All six stories were reprinted in the Dutch comic TV2000.

The Lady Penelope Summer Extra (1966) included a three-page story in which the Robinsons land on a recently abandoned planet. They discover that the hasty exodus was due to the approach of a massive gravity source. This story was reprinted in the TV2000 Thunderbirds Extra (1966) with the third page coloured by the Dutch publishers.[citation needed]

There was also a story in the Lady Penelope Annual for 1966. Unlike all the others, this one had a title, Tam Meets The Trygans, and told how Tam returns to the Station alone only to find it occupied by aliens intent on stealing it. This is the only story printed in colour throughout, and the only one not drawn by John Burns. The artist has not yet been identified.

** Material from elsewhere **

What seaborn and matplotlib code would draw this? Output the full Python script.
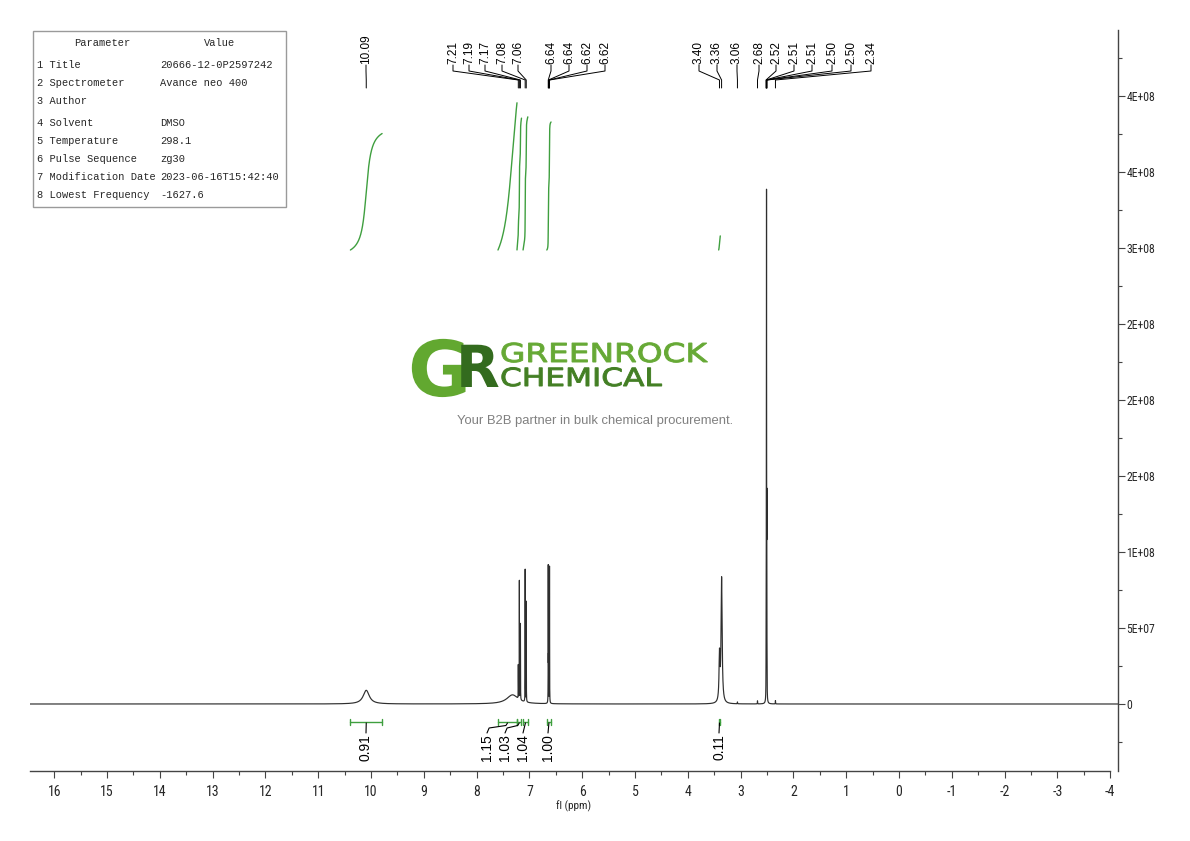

Though unrelated to the original characters, a new musical was produced in London in 2002 entitled Space Family Robinson, about a man who takes his family away from a planet Earth which is destroyed by aliens, only to discover that he has been rescued by a former girlfriend who wants revenge. The show was written by Julian Butler, with songs by Julian & Stephen Butler. It played at the Pleasance Theatre in London between 4-26 May 2002, featuring well-known musical star Hannah Waddingham in the lead role of Starbird, as well as Laurie Hagen, Tim Barron, Helena Biggs, Stuart Piper and Arvid Larsen. The production was directed by Oliver Campbell-Smith. Although moderately successful - a soundtrack CD was produced - the production has not been revived since.[3]